Muslim father cannot discuss Islam with children
October 30, 2017 1 comment
A devout Muslim father has been told he cannot discuss Islam with his three children in a ‘pressurising’ way.
The children are currently being cared for by a Christian foster family. They were taken into care following the loss of their mother, who died as a result of drug and alcohol abuse. The biological parents had a “volatile” relationship and fought each other for care of the children. The mother won this battle shortly before her death.
Despite the father’s numerous efforts to regain care of his children, he has so far been unsuccessful. The three youngsters have reportedly claimed they would prefer to remain with their Christian foster family. The father was eventually able to gain the right to have supervised contact with them, but was ordered “not to discuss the Muslim religion” in any way during his visits.

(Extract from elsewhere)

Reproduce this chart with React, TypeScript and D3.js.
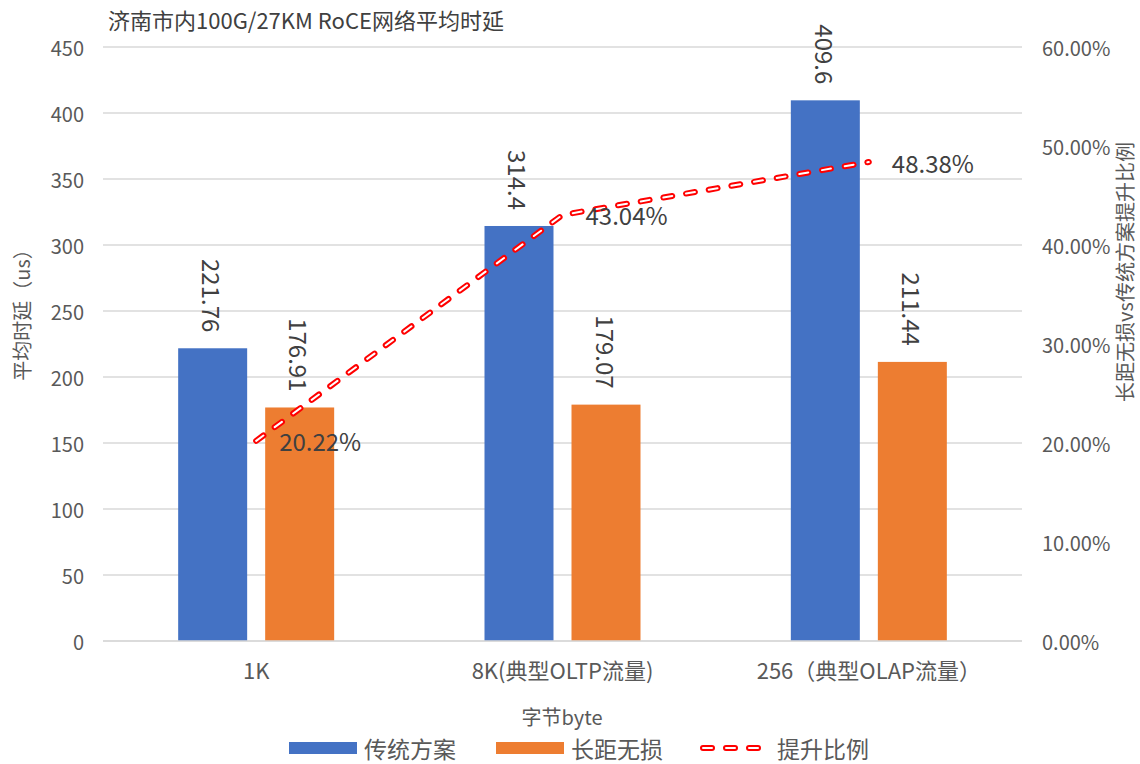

Speaking to the Manchester Evening News the father, who cannot be named for legal reasons, claims he agreed to this condition simply because he was desperate to see his children. He insisted he had been a victim of “xenophobia and bigotry” and the fact that his two sons and daughter have said they want to stay where they are is an example of Stockholm Syndrome. The foster family were “obviously feeding all kinds of ridiculous propaganda to my children and this is the end result” he told the newspaper.
In his latest of 13 trips to the Manchester Family Court, the father was told “the local authority has made it clear that it does not propose to treat the children as belonging to the Muslim faith”. However the Court did soften its restriction on him talking to them about it, ruling that “the father may supply relevant information to them about his faith or discuss his beliefs with them in a non-pressurising way during future contact”.
This situation is almost the exact inverse of a controversial case which made national headlines earlier this year when a child from a Christian background was placed with a Muslim foster family.